Security & Fraud

Equifax CEO To Explain Leak To Congress

Members of Congress are getting ready to grill Equifax CEO Richard Smith, who is set to testify about his company’s massive data breach that impacted as many as 143 million Americans.

According to CNBC, Smith will answer to the Senate Banking Committee on Oct. 4. He is already slated to appear before the U.S. House of Representatives on Oct. 3.

The company’s shares have fallen more than 30 percent since the hack, which exposed consumer names, Social Security numbers, birthdates, addresses and, in some cases, drivers’ license numbers.
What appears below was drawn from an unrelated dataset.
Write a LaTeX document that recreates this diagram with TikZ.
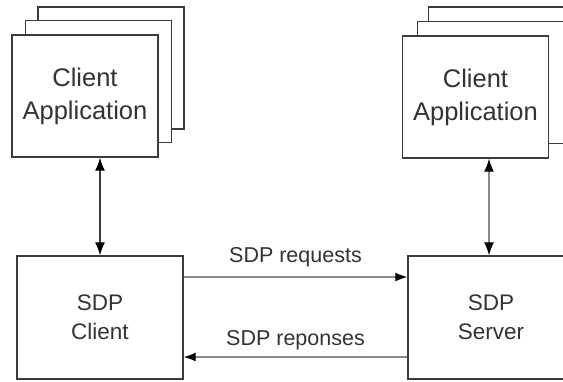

The company also reported 209,000 U.S. consumer accounts were accessed by the hackers, as well as certain dispute documents with personal identifying information for approximately 182,000 U.S. consumers.

The Equifax leak – and the company’s response to it – has sparked outrage among U.S. lawmakers, including Senator Chuck Schumer, who called its treatment of consumers following the breach  “disgusting,” and went on to say that Smith and the Equifax board might need to resign. “It’s one of the most egregious examples of corporate malfeasances since Enron,” Schumer said.

In addition, Senator Elizabeth Warren, a member of the banking committee, is looking into whether new federal legislation is needed to protect consumers. She also questioned the overall regulatory framework for credit reporting agencies, which are not subject to the same levels of intense scrutiny as other consumer finance firms.

In the meantime, the Federal Trade Commission has already launched an investigation into the leak, and Equifax is also facing backlash from several U.S. states. Massachusetts Attorney General Maura Healey filed a lawsuit against the company, accusing it of not doing enough to protect consumers against the hack, while the U.S. Attorney’s office in Atlanta is working with the FBI on a criminal investigation into the breach.

And New York Governor Andrew Cuomo announced that he wants credit reporting firms to comply with the state’s new cybersecurity regulations, as well as require agencies to report their officers or directors who are responsible for compliance with laws and regulations involving financial services, banking and insurance each year. If the companies fail to register, they could be barred from doing business with financial companies regulated by New York State.

Plus, there is the CFPB, which is widely believed to be about to lay a punishment down on Equifax using the same powers it has used against Wall Street’s biggest banks. There is, however, some question as to whether they have the authority to do so — since Equifax is not strictly a financial company.

The CFPB and legal experts said the regulator could pursue Equifax under an aspect of the Dodd-Frank Act banning unfair, deceptive and abusive acts and practices (UDAAP).

CFPB spokesman Sam Gilford noted that the consumer watchdog already fined Equifax in January for allegedly deceiving consumers about the usefulness and cost of credit score information they bought, using this aspect of the law.